History

Panama
- Name: MSC Danit
- Operator: Mediterranean Shipping Company S.A.
- Yard number: 4135
- Launched: 27 December 2008
- Status: Currently in service
- Notes: IMO number: 9404649; MMSI number: 357051000; Callsign: 3FZU8;

General characteristics
- Class & type: MSC Danit-class container ship
- Tonnage: 165,517 metric tons (deadweight tonnage); 153,092 gross tons;
- Length: 365.50 m (1,199.1 ft)
- Beam: 51.20 m (168.0 ft)
- Draft: 16 m (52 ft)
- Propulsion: MAN B&W 12K98MC-C engine; 72,240 kW;
- Speed: 25.0 knots (46 km/h) (maximum); 24.1 knots (45 km/h) (cruising);
- Capacity: 14,000 (maximum) TEU Capacity; 10,060 TEU (capacity at 14t TEU); 1,000 TEU (reefer containers);
- Crew: 25

= MSC Danit =

MSC Danit-class container ship

MSC Danit is a large container ship. The ship was ordered by Mediterranean Shipping Company S.A. and finished at the beginning of March 2009. The ship was built at Daewoo Shipbuilding & Marine Engineering Ltd, South Korea under yard number 4135, for Dordellas Finance Corp., Panama.

== Design ==
MSC Danit is a relatively new "New Panamax"-sized container ship. The ship has an overall length of 365.50 m; a moulded beam of 51.20 m; a maximum draft of 16.00 m; a deadweight tonnage of 165,517 tonnes; measures 153,092 gross tons; and cargo capacity of 14,000 TEUs.
Daewoo made some innovations in the ship's design, placing the superstructure in the midships and the engine room and funnels at the rear - this gives better stability and lower trim for a higher speed when the ship is fully loaded.
The ship is owned by Dordellas Finance Corp., Panama (Management & Operated by MSC Mediterranean Shipping Co SA, avenue Eugene-Pittard, 40, 1206 Geneva, Switzerland.)
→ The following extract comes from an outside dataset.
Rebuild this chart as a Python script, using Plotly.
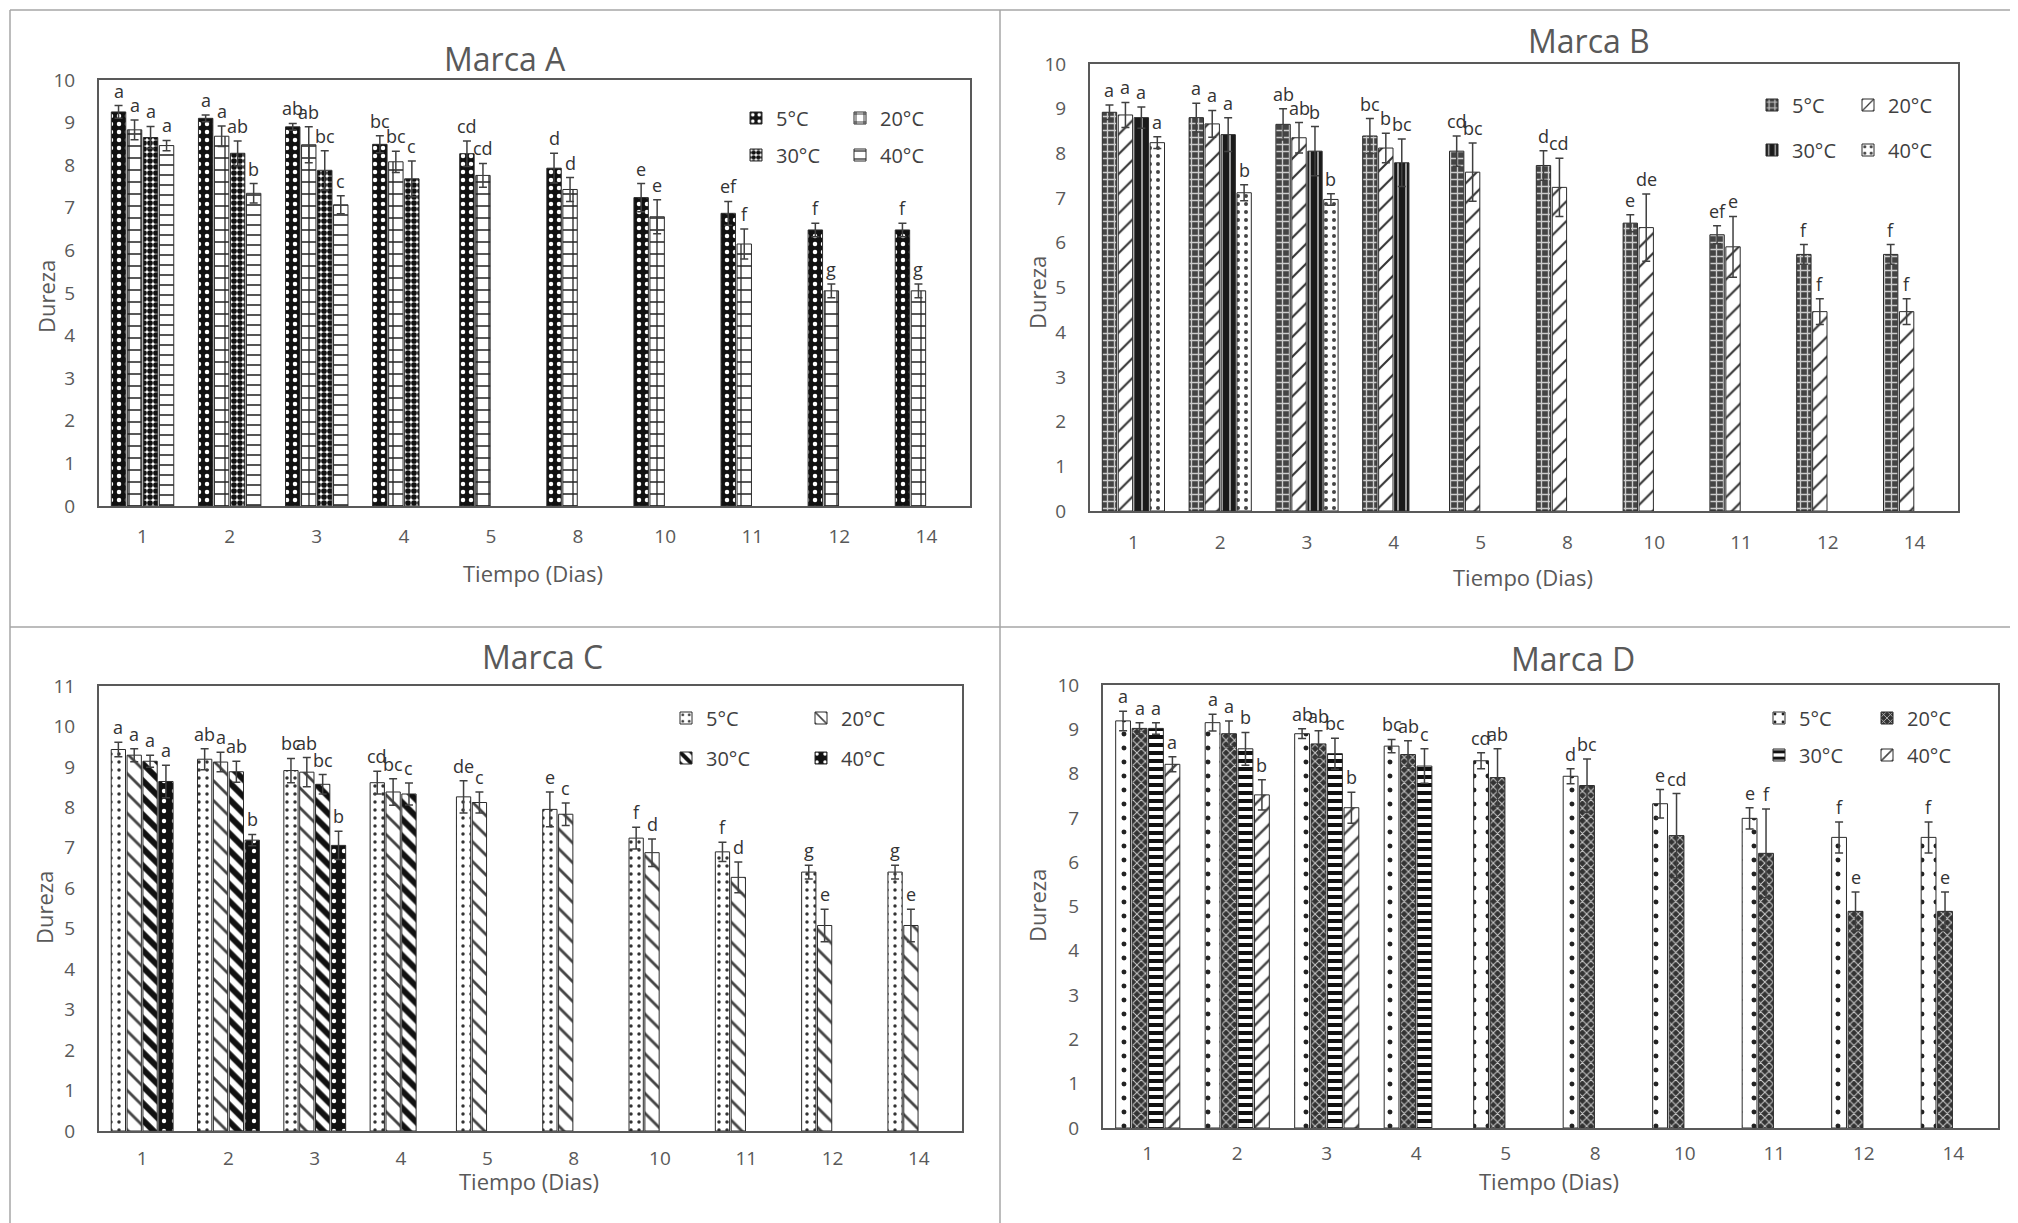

MSC Danit is the first ship of a class of 23 container ships.

== Engine ==
The main engine of the container ship is a MAN B&W 12K98MC-C with a full power output of 72,240 kW. This is enough power for the ship to reach a maximum speed of 25 knots.

== Christening ==
The ship was named on 26 March 2009 by the vice-president of Daewoo Shipbuilding & Marine Engineering Ltd, the president of MSC Israel, Edni Simkin, and his daughter Danit after whom the ship was named.

==Incidents==
On 16 October 2021, the ship was boarded in the Port of Long Beach by the United States Coast Guard and National Transportation Safety Board marine casualty investigators. They were investigating an undersea pipeline that appeared to have been damaged by a ship's anchor and recently spilled oil onto the beaches of Orange County. MSC and ship owner, Dordellas Finance Corporation, and others were designated as parties of interest in the investigation.